§ GIVEN INFORMATION:

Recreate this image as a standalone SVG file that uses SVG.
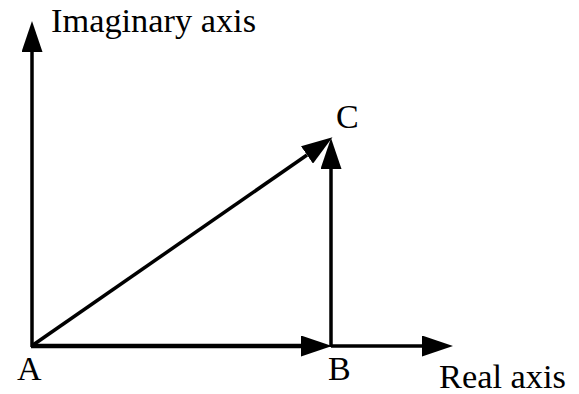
<svg xmlns="http://www.w3.org/2000/svg" width="579" height="394" viewBox="0 0 579 394">
  <style>
    .ln { stroke: #000; stroke-width: 3.5; fill: none; marker-end: url(#ah); }
    .thick { stroke-width: 4.5; }
    text { font-family: 'Liberation Serif', 'Times New Roman', serif; font-size: 34px; fill: #000; }
  </style>
  <defs>
    <marker id="ah" markerUnits="userSpaceOnUse" markerWidth="31" markerHeight="21" refX="0" refY="10.5" orient="auto" viewBox="0 0 31 21">
      <path d="M0,0 L31,10.5 L0,21 Z" fill="#000"/>
    </marker>
  </defs>
  <rect width="579" height="394" fill="#fff"/>
  <g id="connectors">
    <line id="imag-axis" class="ln" x1="32" y1="347" x2="32" y2="52"/>
    <line id="real-axis" class="ln" x1="331" y1="346" x2="422" y2="346"/>
    <line id="AB" class="ln thick" x1="31" y1="346" x2="301" y2="346"/>
    <line id="BC" class="ln" x1="331" y1="347" x2="331" y2="169"/>
    <line id="AC" class="ln" x1="33" y1="345" x2="307" y2="155"/>
  </g>
  <g id="label-imag"><text x="51" y="32" textLength="205" lengthAdjust="spacingAndGlyphs">Imaginary axis</text></g>
  <g id="node-C"><text x="336" y="128">C</text></g>
  <g id="node-A"><text x="17" y="380">A</text></g>
  <g id="node-B"><text x="328" y="380">B</text></g>
  <g id="label-real"><text x="439" y="388" textLength="127" lengthAdjust="spacingAndGlyphs">Real axis</text></g>
</svg>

§ SHORT TASK:
Copy the listing exactly. Any image in it stays out of the copy.

§ COMPLETED EXERCISE:
Recreate this image as a standalone SVG file that uses SVG.
<svg xmlns="http://www.w3.org/2000/svg" width="579" height="394" viewBox="0 0 579 394">
  <style>
    .ln { stroke: #000; stroke-width: 3.5; fill: none; marker-end: url(#ah); }
    .thick { stroke-width: 4.5; }
    text { font-family: 'Liberation Serif', 'Times New Roman', serif; font-size: 34px; fill: #000; }
  </style>
  <defs>
    <marker id="ah" markerUnits="userSpaceOnUse" markerWidth="31" markerHeight="21" refX="0" refY="10.5" orient="auto" viewBox="0 0 31 21">
      <path d="M0,0 L31,10.5 L0,21 Z" fill="#000"/>
    </marker>
  </defs>
  <rect width="579" height="394" fill="#fff"/>
  <g id="connectors">
    <line id="imag-axis" class="ln" x1="32" y1="347" x2="32" y2="52"/>
    <line id="real-axis" class="ln" x1="331" y1="346" x2="422" y2="346"/>
    <line id="AB" class="ln thick" x1="31" y1="346" x2="301" y2="346"/>
    <line id="BC" class="ln" x1="331" y1="347" x2="331" y2="169"/>
    <line id="AC" class="ln" x1="33" y1="345" x2="307" y2="155"/>
  </g>
  <g id="label-imag"><text x="51" y="32" textLength="205" lengthAdjust="spacingAndGlyphs">Imaginary axis</text></g>
  <g id="node-C"><text x="336" y="128">C</text></g>
  <g id="node-A"><text x="17" y="380">A</text></g>
  <g id="node-B"><text x="328" y="380">B</text></g>
  <g id="label-real"><text x="439" y="388" textLength="127" lengthAdjust="spacingAndGlyphs">Real axis</text></g>
</svg>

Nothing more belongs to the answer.